To close this hunt off, the next day on our scouting trip we ended up calling in a different bull to touching distance and watched him KO a spruce tree 20 yards away and on the second last day of this 4 day hunt we ended up getting our bull. It wasn't the biggest elk out there but it was the biggest memory saved on my internal memory card.
I want to close this off by saying this, Dad without you introducing me into the outdoors I wouldn't be where I am today and even though I had to teach myself a lot of techniques but you taught me the importance of hunting, the heritage and the way of life and that is something that only a father or mentor can teach and for that I thank-you. You always said that you want to be able to hunt and fish with your boys, and you are and will for the rest of our lives!
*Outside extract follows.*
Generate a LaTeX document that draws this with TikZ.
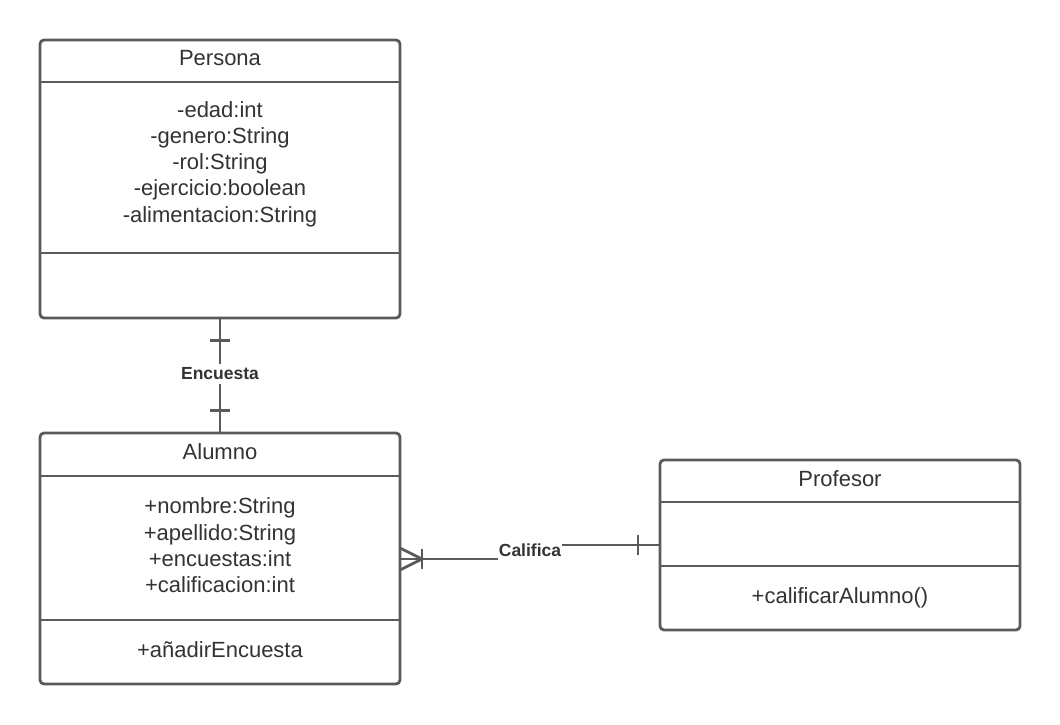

One last thing, that drives me to succeed, write and try to teach others, when I was again a young boy on a family camping trip I was fishing by myself from shore and caught a decent sized pike. Now, I wasn't exactly old enough to go out on my own but I did and my Gramma Marge came over to me and said " Brandon, you are going to be a great fisherman when you grow up, you know so much and love every minute of it"; well Grandma I am getting there and without all the support and introduction at an early age I wouldn't even be writing this. I love you guys. God Bless!